Giving Compass' Take:

• Writing for Nonprofit Quarterly, Raymond Foxworth from First Nations Development Institute discusses the misperceptions around the Native American community and why we should be more knowledgeable.

• No, Native Americans are not misusing government benefits, nor are they all getting rich from casino money. By perpetuating such myths, we risk falling well short of creating equity.

• Here's how tech can bring more effective investments in Native American communities.

Of all groups in the United States, Native American people are perhaps the most misunderstood. This curiosity, fascination, and bewilderment dates back to the arrival of European colonizers who stigmatized Native people (just as they did Indigenous people in other colonized parts of the world) to justify acts of genocide, displacement, exclusion, and marginalization.

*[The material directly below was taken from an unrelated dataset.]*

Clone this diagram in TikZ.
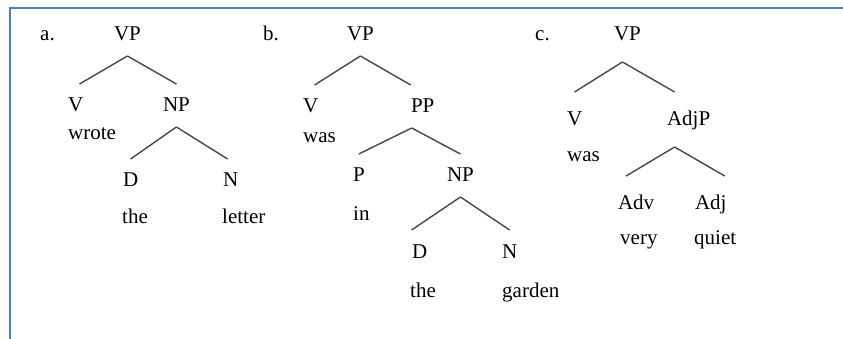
\documentclass[tikz,border=0pt]{standalone}
\usepackage{fontspec}
\setmainfont{Liberation Serif}
\definecolor{frameblue}{RGB}{74,126,192}

\begin{document}
\begin{tikzpicture}[x=1pt,y=-1pt,
  lbl/.style={anchor=base west,inner sep=0pt,font=\fontsize{21}{25}\selectfont},
  cat/.style={lbl,text height=13pt,text depth=0pt,outer xsep=0pt,outer ysep=15pt},
  branch/.style={line width=1.4pt,black!72}]

\useasboundingbox (0,0) rectangle (843,339);

% frame, top and left only
\draw[frameblue, line width=2.2pt] (843,8) -- (10,8) -- (10,339);

% a. wrote the letter
\node[lbl] (itemA) at (40,41) {a.};
\node[cat] (vpA) at (114,41) {VP};
\node[cat] (vA) at (68,112) {V};
\node[lbl] (wroteA) at (68,140) {wrote};
\node[cat] (npA) at (163,112) {NP};
\node[cat] (dA) at (123,187) {D};
\node[lbl] (theA) at (122,223) {the};
\node[cat] (nA) at (223,187) {N};
\node[lbl] (letterA) at (222,223) {letter};

\draw[branch] (vpA.south) -- ([xshift=4pt]vA.north);
\draw[branch] (vpA.south) -- (npA.north);
\draw[branch] (npA.south) -- (dA.north);
\draw[branch] (npA.south) -- ([xshift=-3pt]nA.north);

% b. was in the garden
\node[lbl] (itemB) at (263,41) {b.};
\node[cat] (vpB) at (347,41) {VP};
\node[cat] (vB) at (303,113) {V};
\node[lbl] (wasB) at (303,143) {was};
\node[cat] (ppB) at (411,113) {PP};
\node[cat] (pB) at (353,182) {P};
\node[lbl] (inB) at (353,220) {in};
\node[cat] (npB) at (447,182) {NP};
\node[cat] (dB) at (412,258) {D};
\node[lbl] (theB) at (410,297) {the};
\node[cat] (nB) at (502,258) {N};
\node[lbl] (gardenB) at (502,297) {garden};

\draw[branch] (vpB.south) -- ([xshift=4pt]vB.north);
\draw[branch] (vpB.south) -- ([xshift=-12pt]ppB.north);
\draw[branch] ([xshift=-11pt]ppB.south) -- (pB.north);
\draw[branch] ([xshift=-11pt]ppB.south) -- (npB.north);
\draw[branch] (npB.south) -- ([xshift=-8pt]dB.north);
\draw[branch] (npB.south) -- (nB.north);

% c. was very quiet
\begin{scope}[cat/.append style={outer ysep=21pt}]
\node[lbl] (itemC) at (535,41) {c.};
\node[cat] (vpC) at (614,41) {VP};
\node[cat] (vC) at (567,126) {V};
\node[lbl] (wasC) at (567,162) {was};
\node[cat] (adjpC) at (667,126) {AdjP};
\node[cat] (advC) at (618,210) {Adv};
\node[lbl] (veryC) at (620,244) {very};
\node[cat] (adjC) at (695,210) {Adj};
\node[lbl] (quietC) at (694,244) {quiet};

\draw[branch] ([xshift=-5pt]vpC.south) -- (vC.north);
\draw[branch] ([xshift=-5pt]vpC.south) -- ([xshift=-14pt]adjpC.north);
\draw[branch] ([xshift=-14pt]adjpC.south) -- ([xshift=-10pt]advC.north);
\draw[branch] ([xshift=-14pt]adjpC.south) -- ([xshift=14pt]adjC.north);
\end{scope}

\end{tikzpicture}
\end{document}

In many ways, the early stigmatization and dehumanization of Native people has wrongly stood the test of time and continues to marginalize and exclude Native people in all circles of American life today—including within philanthropy.

Let’s tackle a few of the most cited stereotypes that individuals in philanthropy and beyond hold of Native Americans.

Myth: The government gives benefits not available to other communities of color to Native Americans just for being Native American.

False! People in the U.S. spend hours of time and energy trying to prove they are Native American because they assume Native Americans get extra benefits, like an “Indian check,” just for being Native American. This is totally false. Native people do not get special benefits from the federal government just for being Native American and there is no office that doles out “Indian checks” or other benefits for living, education, healthcare, etc.